Mamadou Doucara, directeur d’un Espace Jeunesse parisien a été témoin pendant 5 ans de rixes entre les 18ème et 19ème arrondissements. Il rapporte avoir mobilisé deux « jeunes charismatiques » à des fins d’identification des jeunes impliqués dans les rixes. Ces jeunes-ressources disposaient d’une légitimité auprès des autres jeunes et ont été équipés de caméras afin de réaliser un reportage. Le travail s’est poursuivi avec l’organisation d’un séjour commun entre les deux quartiers, à New York dans le Bronx, qui n’aurait pu aboutir sans l’apport des acteurs de territoire, dont les jeunes ressources et leaders positifs. En définitive, leur expertise particulière du territoire et des enjeux ont permis de faire disparaître les histoires entre les deux quartiers.

De façon plus générale, l’association de prévention LEIA (Bastia) indique avoir récemment mis en place des ateliers expérimentaux (ateliers boxe, groupe de parole, randonnée, théâtre) pour faire face aux récentes rixes. Leurs équipes de prévention sont composées d’un binôme éducateur/psychologue dans une perspective holistique. Cette approche holistique, mêlant une large diversité d’acteurs et pouvant englober à ce titre les actions de préventions par les pairs apparaît à privilégier.

C’est avant tout une dynamique d’acteurs de quartier qu’il convient de favoriser, dynamique au sein de laquelle peut et doit s’inscrire la prévention par les pairs. Celle-ci ne doit en revanche en aucun cas constituer une opportunité de dessaisissement du problème par les adultes et ne peut constituer qu’un pendant de la stratégie globale à déployer.

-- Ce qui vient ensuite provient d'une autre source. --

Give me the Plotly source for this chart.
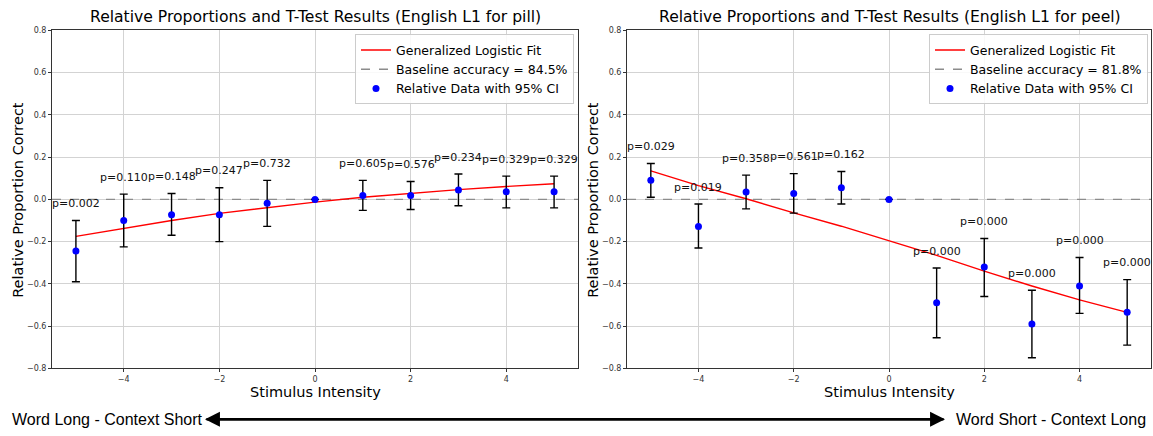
import plotly.graph_objs as go

# stimulus levels shared by both panels
stimulus = [-5, -4, -3, -2, -1, 0, 1, 2, 3, 4, 5]

# English L1 for "pill"
pill_rel = [-0.245, -0.100, -0.073, -0.073, -0.018, 0.0, 0.018, 0.018, 0.045, 0.036, 0.036]
pill_ci_low = [-0.390, -0.225, -0.170, -0.200, -0.128, None, -0.052, -0.048, -0.030, -0.040, -0.040]
pill_ci_high = [-0.100, 0.025, 0.028, 0.055, 0.090, None, 0.090, 0.085, 0.120, 0.110, 0.110]
pill_fit = [-0.175, -0.137, -0.100, -0.066, -0.038, -0.013, 0.010, 0.029, 0.046, 0.061, 0.074]
pill_p = ['0.002', '0.110', '0.148', '0.247', '0.732', None, '0.605', '0.576', '0.234', '0.329', '0.329']
pill_baseline = 84.5

# English L1 for "peel"
peel_rel = [0.090, -0.128, 0.035, 0.028, 0.055, 0.0, -0.490, -0.320, -0.590, -0.410, -0.535]
peel_ci_low = [0.010, -0.230, -0.045, -0.065, -0.022, None, -0.655, -0.460, -0.750, -0.540, -0.690]
peel_ci_high = [0.170, -0.022, 0.115, 0.122, 0.132, None, -0.325, -0.185, -0.430, -0.275, -0.380]
peel_fit = [0.135, 0.065, 0.003, -0.064, -0.127, -0.195, -0.265, -0.340, -0.410, -0.476, -0.535]
peel_p = ['0.029', '0.019', '0.358', '0.561', '0.162', None, '0.000', '0.000', '0.000', '0.000', '0.000']
peel_baseline = 81.8

x_range = [-5.5, 5.5]
y_range = [-0.8, 0.8]

FONT = 'DejaVu Sans'

W, H = 1153, 436


def px(x):
    return x / W


def py(y):
    return 1 - y / H


fig = go.Figure()
annotations = []


def add_panel(n, rel, lo, hi, fit, pvals, baseline):
    xa = 'x' if n == 1 else 'x%d' % n
    ya = 'y' if n == 1 else 'y%d' % n
    leg = 'legend' if n == 1 else 'legend%d' % n

    fig.add_trace(go.Scatter(x=x_range, y=[0, 0], mode='lines',
                             line=dict(color='#8c8c8c', width=1.3, dash='dash'),
                             name='Baseline accuracy = %.1f%%' % baseline,
                             xaxis=xa, yaxis=ya, legend=leg, legendrank=2))
    fig.add_trace(go.Scatter(x=stimulus, y=fit, mode='lines',
                             line=dict(color='red', width=1.4),
                             name='Generalized Logistic Fit',
                             xaxis=xa, yaxis=ya, legend=leg, legendrank=1))
    plus = [None if h is None else h - v for h, v in zip(hi, rel)]
    minus = [None if l is None else v - l for l, v in zip(lo, rel)]
    fig.add_trace(go.Scatter(x=stimulus, y=rel, mode='markers',
                             marker=dict(color='blue', size=7),
                             error_y=dict(type='data', symmetric=False, array=plus,
                                          arrayminus=minus, color='black',
                                          thickness=1.4, width=4),
                             name='Relative Data with 95% CI',
                             xaxis=xa, yaxis=ya, legend=leg, legendrank=3))

    for xv, h, p in zip(stimulus, hi, pvals):
        if p is None:
            continue
        annotations.append(dict(x=xv, y=h + 0.08, xref=xa, yref=ya,
                                xanchor='center', yanchor='middle',
                                text='p=' + p, showarrow=False,
                                font=dict(family=FONT, size=11, color='#111')))


add_panel(1, pill_rel, pill_ci_low, pill_ci_high, pill_fit, pill_p, pill_baseline)
add_panel(2, peel_rel, peel_ci_low, peel_ci_high, peel_fit, peel_p, peel_baseline)

dom1 = [px(52), px(578)]
dom2 = [px(627), px(1151)]
ydom = [py(372), py(27)]

axis_common = dict(showgrid=True, gridcolor='#d3d3d3', gridwidth=1,
                   showline=True, linecolor='#333', linewidth=1, mirror=True,
                   ticks='outside', ticklen=3, tickcolor='#333',
                   tickfont=dict(family=FONT, size=8, color='#333'),
                   zeroline=False)

xaxis_kw = dict(axis_common, range=x_range, tickvals=[-4, -2, 0, 2, 4])
yaxis_kw = dict(axis_common, range=y_range, dtick=0.2, tickformat='.1f')

# titles, axis labels
for left, right, word in [(52, 578, 'pill'), (627, 1152, 'peel')]:
    cx = px((left + right) / 2)
    annotations.append(dict(x=cx, y=py(13), xref='paper', yref='paper',
                            xanchor='center', yanchor='middle',
                            text='Relative Proportions and T-Test Results (English L1 for %s)' % word,
                            showarrow=False, font=dict(family=FONT, size=15.6, color='black')))
    annotations.append(dict(x=cx, y=py(396), xref='paper', yref='paper',
                            xanchor='center', yanchor='middle',
                            text='Stimulus Intensity', showarrow=False,
                            font=dict(family=FONT, size=14.5, color='black')))
    annotations.append(dict(x=px(left - 34), y=py(200), xref='paper', yref='paper',
                            xanchor='center', yanchor='middle',
                            text='Relative Proportion Correct', showarrow=False, textangle=-90,
                            font=dict(family=FONT, size=14.5, color='black')))

# bottom direction arrow
annotations.append(dict(x=px(205), y=py(424), xref='paper', yref='paper', text='',
                        showarrow=True, axref='pixel', ayref='pixel', ax=740, ay=0,
                        arrowhead=2, arrowsize=1.3, arrowwidth=2.3, arrowcolor='black'))
annotations.append(dict(x=px(945), y=py(424), xref='paper', yref='paper', text='',
                        showarrow=True, axref='pixel', ayref='pixel', ax=-740, ay=0,
                        arrowhead=2, arrowsize=1.3, arrowwidth=2.3, arrowcolor='black'))
annotations.append(dict(x=px(10), y=py(424), xref='paper', yref='paper',
                        xanchor='left', yanchor='middle',
                        text='Word Long - Context Short', showarrow=False,
                        font=dict(family='Liberation Sans', size=16, color='black')))
annotations.append(dict(x=px(1148), y=py(424), xref='paper', yref='paper',
                        xanchor='right', yanchor='middle',
                        text='Word Short - Context Long', showarrow=False,
                        font=dict(family='Liberation Sans', size=16, color='black')))

legend_kw = dict(xanchor='right', yanchor='top', y=py(31),
                 bgcolor='rgba(255,255,255,0.85)', bordercolor='#cccccc', borderwidth=1,
                 font=dict(family=FONT, size=12.5, color='black'), tracegroupgap=0)

fig.update_layout(
    width=W, height=H,
    margin=dict(l=0, r=0, t=0, b=0),
    paper_bgcolor='white', plot_bgcolor='white',
    showlegend=True,
    xaxis=dict(xaxis_kw, domain=dom1, anchor='y'),
    yaxis=dict(yaxis_kw, domain=ydom, anchor='x'),
    xaxis2=dict(xaxis_kw, domain=dom2, anchor='y2'),
    yaxis2=dict(yaxis_kw, domain=ydom, anchor='x2'),
    legend=dict(legend_kw, x=px(574)),
    legend2=dict(legend_kw, x=px(1148)),
    annotations=annotations,
)

# drop the default page margin so the figure fills the window exactly
fig.write_html("out.html", config={'displayModeBar': False},
               post_script="document.body.style.margin='0';document.body.style.overflow='hidden';")
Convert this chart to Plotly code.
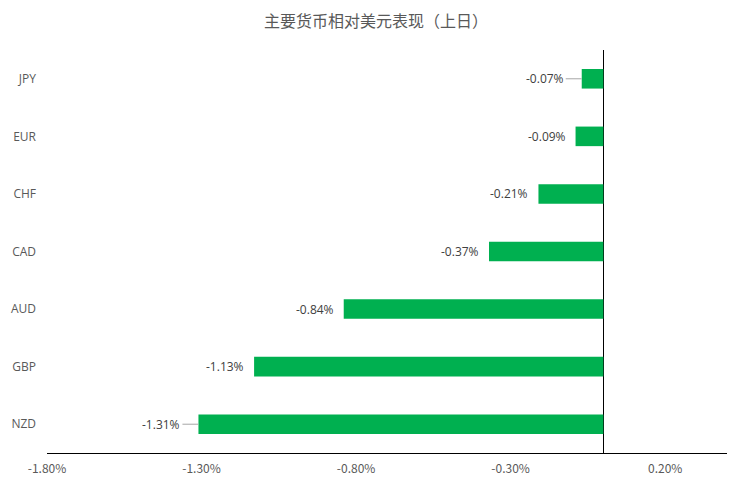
import plotly.graph_objects as go

categories = ["JPY", "EUR", "CHF", "CAD", "AUD", "GBP", "NZD"]
values = [-0.07, -0.09, -0.21, -0.37, -0.84, -1.13, -1.31]
labels = ["-0.07%", "-0.09%", "-0.21%", "-0.37%", "-0.84%", "-1.13%", "-1.31%"]
leader = [True, False, False, False, False, False, True]
tick_vals = [-1.8, -1.3, -0.8, -0.3, 0.2]
tick_text = ["-1.80%", "-1.30%", "-0.80%", "-0.30%", "0.20%"]
title = "主要货币相对美元表现（上日）"

fig = go.Figure(go.Bar(
    x=values, y=categories, orientation="h",
    marker=dict(color="#00B050", line=dict(width=0)),
    width=0.34, hoverinfo="x+y",
))

for c, v, t, l in zip(categories, values, labels, leader):
    if l:
        fig.add_annotation(x=v, y=c, text=t, showarrow=True, arrowhead=0,
                           arrowwidth=1, arrowcolor="#A6A6A6", ax=-16, ay=0,
                           xanchor="right", standoff=0,
                           font=dict(family="Open Sans", size=12, color="#404040"))
    else:
        fig.add_annotation(x=v, y=c, text=t, showarrow=False, xanchor="right",
                           xshift=-8,
                           font=dict(family="Open Sans", size=12, color="#404040"))

fig.update_layout(
    width=752, height=491,
    margin=dict(l=47, r=25, t=50, b=38),
    paper_bgcolor="white", plot_bgcolor="white",
    title=dict(text=title, x=0.5, xanchor="center", y=0.957, yanchor="middle",
               font=dict(family="Noto Sans CJK SC", size=16, color="#595959")),
    showlegend=False,
    xaxis=dict(range=[-1.8, 0.4], tickvals=tick_vals, ticktext=tick_text,
               showgrid=False, zeroline=True, zerolinecolor="#000000", zerolinewidth=1,
               showline=True, linecolor="#000000", linewidth=1, ticks="",
               ticklabelstandoff=5,
               tickfont=dict(family="Noto Sans CJK SC", size=12, color="#595959")),
    yaxis=dict(autorange="reversed", showgrid=False, zeroline=False, showline=False,
               ticks="", ticklabelstandoff=10,
               tickfont=dict(family="Open Sans", size=12, color="#595959")),
)

fig.write_html("out.html", config={"displayModeBar": False},
               post_script="document.body.style.margin='0';document.body.style.overflow='hidden';")
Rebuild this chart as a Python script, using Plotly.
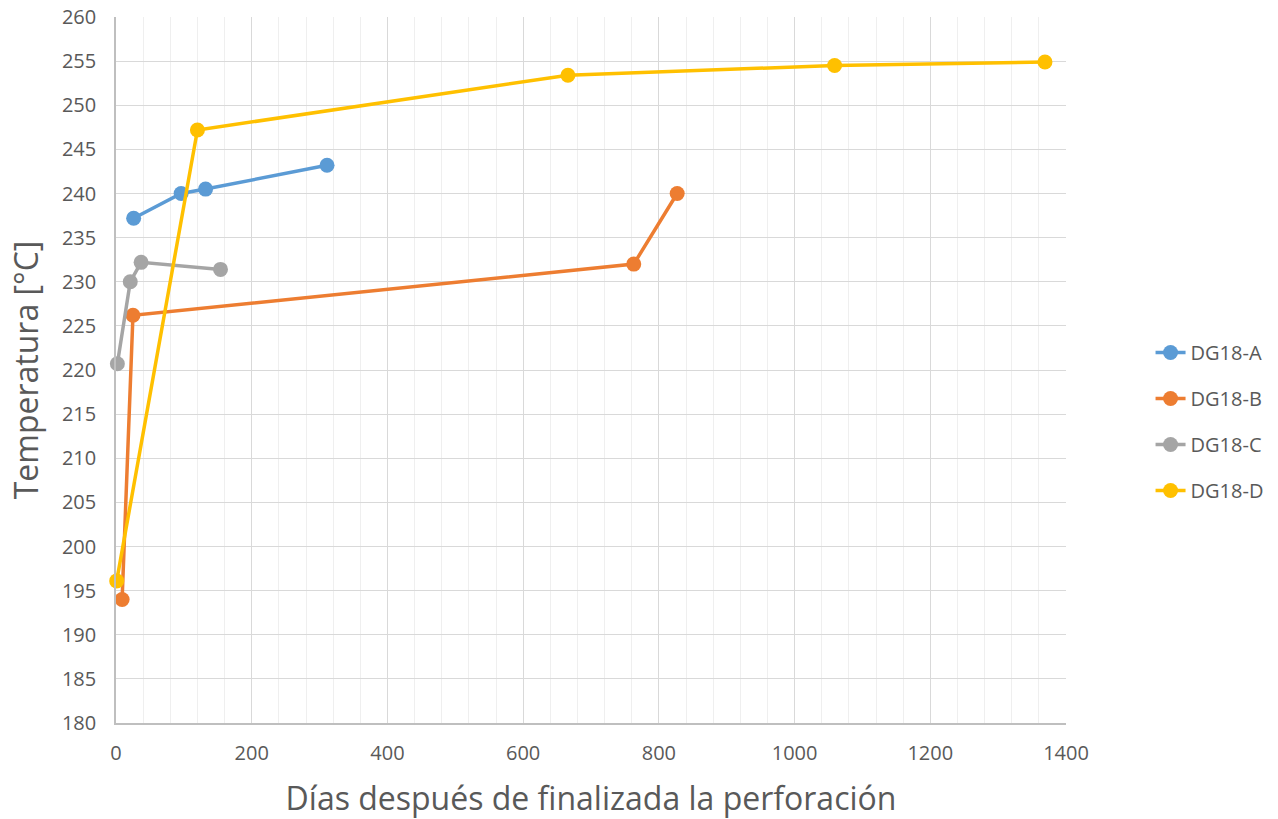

Les prochaines sessions des web conférences dédiées aux rixes :

 

  • Jeudi 17 juin : réseaux sociaux, espace public numérique et prévention.
  • Septembre : Aide aux victimes et travail de mémoire.

 

La saviez-vous ?

Le FFSU mène depuis 2020 un accompagnement dans plusieurs villes pilotes de Seine-Saint-Denis sur la prévention des rixes entre jeunes, en partenariat avec la MMPCR et le CESDIP, avec le soutien de la Préfecture. Les diagnostics locaux, l’analyse des actions déjà réalisées et un parangonnage sur les autres pratiques mises en place en Europe permettront d’élaborer une stratégie qui sera ensuite déployée sur l’ensemble du département.